Most caching implementations use TTL as the primary invalidation mechanism because it is simple. It is also imprecise — it guarantees that the cache will be refreshed eventually, not that it will be refreshed when the data changes.
The Invalidation Strategies and Their Trade-offs
TTL-only. Set an expiration time. The cache self-invalidates after the TTL expires. Simple to implement. Consistency window equals the TTL. Appropriate when staleness for the TTL duration is acceptable and invalidation coordination is not worth the complexity.
Write-through invalidation. On every write to the database, also delete or update the corresponding cache entry. The cache is fresh immediately after writes. Requires the write path to know which cache keys are affected.
The problem: if the write path and the cache invalidation do not happen atomically, there is a window between the database write and the cache invalidation where the cache holds stale data. If the application crashes between the write and the cache delete, the stale entry persists until TTL expiry.
def update_product_price(product_id, new_price):
db.execute("UPDATE products SET price = %s WHERE id = %s", [new_price, product_id])
# Race condition: if the process dies here, cache stays stale until TTL
cache.delete(f"product:{product_id}")
Mitigation: set a short TTL as a backstop even when using write-through invalidation. A 60-second TTL backstop catches failures in invalidation without holding stale data for 5 minutes.
Event-driven invalidation. Database changes produce events (via CDC — Change Data Capture — tools like Debezium with Kafka, or PostgreSQL logical replication). A cache invalidation consumer listens for change events and invalidates affected cache keys. Decouples the write path from cache management. Handles invalidation for all consumers including non-application writers (migrations, batch jobs, admin tools).
This is the right architecture for systems where multiple writers exist and the write path cannot reliably trigger cache invalidation. The trade-off is operational complexity — you are running a change data capture pipeline and a consumer.
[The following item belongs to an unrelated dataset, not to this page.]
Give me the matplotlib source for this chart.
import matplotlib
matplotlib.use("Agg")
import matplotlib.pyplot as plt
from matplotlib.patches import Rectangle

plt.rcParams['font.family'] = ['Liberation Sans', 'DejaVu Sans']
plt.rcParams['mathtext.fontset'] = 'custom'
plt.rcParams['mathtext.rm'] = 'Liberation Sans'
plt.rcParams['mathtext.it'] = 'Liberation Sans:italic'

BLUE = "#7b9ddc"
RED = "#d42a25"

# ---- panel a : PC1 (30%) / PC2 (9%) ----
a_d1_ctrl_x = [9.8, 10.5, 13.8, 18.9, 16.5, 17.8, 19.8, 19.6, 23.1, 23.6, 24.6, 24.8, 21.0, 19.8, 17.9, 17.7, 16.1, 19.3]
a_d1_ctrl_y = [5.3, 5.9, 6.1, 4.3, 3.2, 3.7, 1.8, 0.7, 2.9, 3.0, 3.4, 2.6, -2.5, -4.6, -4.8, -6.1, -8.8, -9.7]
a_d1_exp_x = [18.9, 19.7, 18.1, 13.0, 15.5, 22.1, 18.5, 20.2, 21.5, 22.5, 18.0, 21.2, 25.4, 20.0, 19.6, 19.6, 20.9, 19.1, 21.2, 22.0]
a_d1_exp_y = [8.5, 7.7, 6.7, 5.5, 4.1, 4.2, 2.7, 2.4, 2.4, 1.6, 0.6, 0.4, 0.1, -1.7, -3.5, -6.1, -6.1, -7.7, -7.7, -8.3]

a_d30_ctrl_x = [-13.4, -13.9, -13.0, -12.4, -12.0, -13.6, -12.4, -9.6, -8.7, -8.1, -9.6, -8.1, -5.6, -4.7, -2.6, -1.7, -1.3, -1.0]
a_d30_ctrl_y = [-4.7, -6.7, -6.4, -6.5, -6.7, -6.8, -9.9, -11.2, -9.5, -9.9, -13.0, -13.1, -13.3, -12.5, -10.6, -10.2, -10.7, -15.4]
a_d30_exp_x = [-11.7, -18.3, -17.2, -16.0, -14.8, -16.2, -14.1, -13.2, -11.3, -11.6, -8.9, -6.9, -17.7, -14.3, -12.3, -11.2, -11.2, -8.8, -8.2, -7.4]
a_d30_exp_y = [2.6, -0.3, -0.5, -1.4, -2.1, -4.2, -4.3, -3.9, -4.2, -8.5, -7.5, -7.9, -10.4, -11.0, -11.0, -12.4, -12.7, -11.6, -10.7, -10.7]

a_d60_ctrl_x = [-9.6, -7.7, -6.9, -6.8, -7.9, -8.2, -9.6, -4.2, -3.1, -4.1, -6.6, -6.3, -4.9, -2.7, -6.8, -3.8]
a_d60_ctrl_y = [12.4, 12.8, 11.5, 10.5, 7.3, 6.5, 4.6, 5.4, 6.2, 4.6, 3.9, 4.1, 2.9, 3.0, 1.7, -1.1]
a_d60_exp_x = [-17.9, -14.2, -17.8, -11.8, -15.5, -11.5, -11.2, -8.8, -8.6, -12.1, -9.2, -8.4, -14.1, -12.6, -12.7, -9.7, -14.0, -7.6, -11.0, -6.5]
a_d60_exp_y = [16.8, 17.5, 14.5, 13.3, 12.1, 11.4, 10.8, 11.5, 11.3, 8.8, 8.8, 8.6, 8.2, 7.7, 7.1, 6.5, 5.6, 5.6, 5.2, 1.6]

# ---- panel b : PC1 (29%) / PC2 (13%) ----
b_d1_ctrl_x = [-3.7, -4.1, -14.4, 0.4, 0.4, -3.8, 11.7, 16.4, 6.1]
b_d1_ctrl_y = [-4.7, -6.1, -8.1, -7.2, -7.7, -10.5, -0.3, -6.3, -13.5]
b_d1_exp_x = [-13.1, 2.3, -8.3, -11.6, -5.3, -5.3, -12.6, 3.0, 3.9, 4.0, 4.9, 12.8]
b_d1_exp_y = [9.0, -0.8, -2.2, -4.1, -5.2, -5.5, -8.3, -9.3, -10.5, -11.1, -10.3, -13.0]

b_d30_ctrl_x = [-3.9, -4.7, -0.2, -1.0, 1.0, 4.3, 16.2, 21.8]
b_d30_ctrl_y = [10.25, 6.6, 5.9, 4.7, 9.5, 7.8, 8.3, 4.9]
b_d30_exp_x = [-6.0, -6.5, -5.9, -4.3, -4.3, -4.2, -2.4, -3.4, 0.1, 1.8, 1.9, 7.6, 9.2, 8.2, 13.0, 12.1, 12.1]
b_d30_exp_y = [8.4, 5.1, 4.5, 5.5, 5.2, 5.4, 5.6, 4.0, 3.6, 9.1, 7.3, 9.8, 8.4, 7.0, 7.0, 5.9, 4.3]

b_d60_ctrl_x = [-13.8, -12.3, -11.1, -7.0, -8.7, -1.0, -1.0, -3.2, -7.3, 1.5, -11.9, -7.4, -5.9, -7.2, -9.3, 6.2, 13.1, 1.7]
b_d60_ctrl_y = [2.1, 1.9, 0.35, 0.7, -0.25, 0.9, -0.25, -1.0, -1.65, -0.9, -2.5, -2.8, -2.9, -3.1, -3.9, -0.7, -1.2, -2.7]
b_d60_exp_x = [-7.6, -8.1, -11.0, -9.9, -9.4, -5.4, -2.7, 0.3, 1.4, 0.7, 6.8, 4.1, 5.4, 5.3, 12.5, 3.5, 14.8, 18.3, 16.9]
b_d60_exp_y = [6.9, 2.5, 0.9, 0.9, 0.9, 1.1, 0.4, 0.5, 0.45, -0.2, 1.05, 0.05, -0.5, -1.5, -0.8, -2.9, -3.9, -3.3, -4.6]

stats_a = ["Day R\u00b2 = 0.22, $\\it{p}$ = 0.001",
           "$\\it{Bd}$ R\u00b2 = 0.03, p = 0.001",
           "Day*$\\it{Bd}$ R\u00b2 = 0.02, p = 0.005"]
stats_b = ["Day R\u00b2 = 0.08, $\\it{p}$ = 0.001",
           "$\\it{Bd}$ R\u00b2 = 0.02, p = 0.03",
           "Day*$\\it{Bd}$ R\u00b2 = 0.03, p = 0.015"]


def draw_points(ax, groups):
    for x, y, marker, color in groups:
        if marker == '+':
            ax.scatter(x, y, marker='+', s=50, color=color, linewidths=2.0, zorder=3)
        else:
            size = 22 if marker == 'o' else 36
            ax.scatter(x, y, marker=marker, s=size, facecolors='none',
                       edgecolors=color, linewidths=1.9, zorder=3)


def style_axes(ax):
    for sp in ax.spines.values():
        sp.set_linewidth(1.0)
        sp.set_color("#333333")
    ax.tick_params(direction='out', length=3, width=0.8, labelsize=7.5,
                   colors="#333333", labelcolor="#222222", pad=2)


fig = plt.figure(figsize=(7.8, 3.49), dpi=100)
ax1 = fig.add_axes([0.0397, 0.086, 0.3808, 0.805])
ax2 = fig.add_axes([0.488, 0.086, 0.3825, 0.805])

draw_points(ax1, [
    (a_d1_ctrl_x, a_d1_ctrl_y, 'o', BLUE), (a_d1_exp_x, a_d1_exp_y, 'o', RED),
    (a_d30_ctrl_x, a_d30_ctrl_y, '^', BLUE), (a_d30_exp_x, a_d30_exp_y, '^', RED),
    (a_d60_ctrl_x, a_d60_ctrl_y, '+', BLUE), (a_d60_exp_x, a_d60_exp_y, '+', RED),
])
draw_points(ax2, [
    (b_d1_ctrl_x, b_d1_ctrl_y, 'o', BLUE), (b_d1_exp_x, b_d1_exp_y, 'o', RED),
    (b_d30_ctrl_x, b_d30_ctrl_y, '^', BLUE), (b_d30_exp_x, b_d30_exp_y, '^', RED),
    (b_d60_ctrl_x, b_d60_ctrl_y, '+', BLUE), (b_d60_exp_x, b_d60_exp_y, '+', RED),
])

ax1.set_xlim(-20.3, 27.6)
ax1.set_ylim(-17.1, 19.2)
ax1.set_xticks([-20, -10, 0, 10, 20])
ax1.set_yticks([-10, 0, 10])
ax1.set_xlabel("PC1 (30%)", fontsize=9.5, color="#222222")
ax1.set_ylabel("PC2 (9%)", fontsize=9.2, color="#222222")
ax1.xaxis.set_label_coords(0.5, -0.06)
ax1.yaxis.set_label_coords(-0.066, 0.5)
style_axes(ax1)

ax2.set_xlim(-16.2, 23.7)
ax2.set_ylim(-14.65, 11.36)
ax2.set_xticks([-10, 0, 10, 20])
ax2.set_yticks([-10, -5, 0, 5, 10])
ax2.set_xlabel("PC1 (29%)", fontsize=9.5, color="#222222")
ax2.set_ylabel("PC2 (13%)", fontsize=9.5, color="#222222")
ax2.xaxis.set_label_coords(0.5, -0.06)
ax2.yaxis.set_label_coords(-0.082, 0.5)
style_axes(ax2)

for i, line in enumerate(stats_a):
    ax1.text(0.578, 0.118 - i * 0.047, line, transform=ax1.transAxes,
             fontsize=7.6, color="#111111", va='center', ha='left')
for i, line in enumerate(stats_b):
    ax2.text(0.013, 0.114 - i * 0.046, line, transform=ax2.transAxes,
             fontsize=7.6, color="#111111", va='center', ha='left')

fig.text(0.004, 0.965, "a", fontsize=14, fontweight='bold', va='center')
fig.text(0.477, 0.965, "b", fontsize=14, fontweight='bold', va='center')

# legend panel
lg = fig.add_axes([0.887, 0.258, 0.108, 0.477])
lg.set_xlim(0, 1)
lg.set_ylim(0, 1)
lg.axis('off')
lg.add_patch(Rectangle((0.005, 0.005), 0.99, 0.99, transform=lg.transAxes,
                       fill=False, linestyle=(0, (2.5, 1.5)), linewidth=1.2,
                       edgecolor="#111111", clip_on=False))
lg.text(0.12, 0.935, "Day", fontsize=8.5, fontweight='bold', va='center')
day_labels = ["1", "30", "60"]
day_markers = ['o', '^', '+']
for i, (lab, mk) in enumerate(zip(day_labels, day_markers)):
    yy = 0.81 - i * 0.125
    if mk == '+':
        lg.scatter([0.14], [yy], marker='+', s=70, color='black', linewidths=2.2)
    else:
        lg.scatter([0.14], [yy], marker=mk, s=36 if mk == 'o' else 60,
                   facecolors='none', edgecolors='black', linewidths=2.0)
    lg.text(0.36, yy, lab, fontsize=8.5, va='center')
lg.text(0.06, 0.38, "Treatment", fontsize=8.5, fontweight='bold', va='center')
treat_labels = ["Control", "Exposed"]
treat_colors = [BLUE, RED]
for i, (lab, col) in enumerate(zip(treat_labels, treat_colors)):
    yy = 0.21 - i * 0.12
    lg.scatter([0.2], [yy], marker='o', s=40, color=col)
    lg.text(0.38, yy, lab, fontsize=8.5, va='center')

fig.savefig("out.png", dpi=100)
Cache-aside with conditional reads (ETag). Rather than a fixed TTL, the cache stores an ETag (version identifier) alongside the cached data. On cache miss, the client fetches from the database and updates the cache. On cache hit, the client can conditionally revalidate by sending the ETag to the database — if the data has not changed, the database returns a lightweight "not modified" response. This shifts consistency checking to the read path rather than managing invalidation on the write path.
The Cases That Break Every Strategy
Dependent cache entries. A user profile cache entry depends on data from three tables. A write to any of those tables should invalidate the cache entry. Tracking these dependencies across the application is difficult. Either you invalidate too aggressively (high cache miss rate) or you miss invalidations (stale data).
Batch writes. A nightly job updates prices for 50,000 products. Write-through invalidation would delete 50,000 cache keys during the batch. If those keys are popular, you have a thundering herd problem the next morning when they all miss on first access. Coordinated cache warming after batch writes — proactively populating the cache before traffic hits — addresses this.
Multi-region caches. A write in one region must invalidate caches in other regions. Cross-region cache invalidation introduces latency and complexity. Until the invalidation propagates, different regions serve different data.
The Practical Rule
Use TTL as your baseline. Choose the longest TTL your consistency requirement permits. Add write-through invalidation for data where staleness causes user-facing problems and the write path is centralized. Add CDC-based invalidation when you have multiple writers. Never rely solely on write-through invalidation without a TTL backstop. Test your invalidation under failure conditions — specifically, what happens when the cache delete fails after the database write succeeds.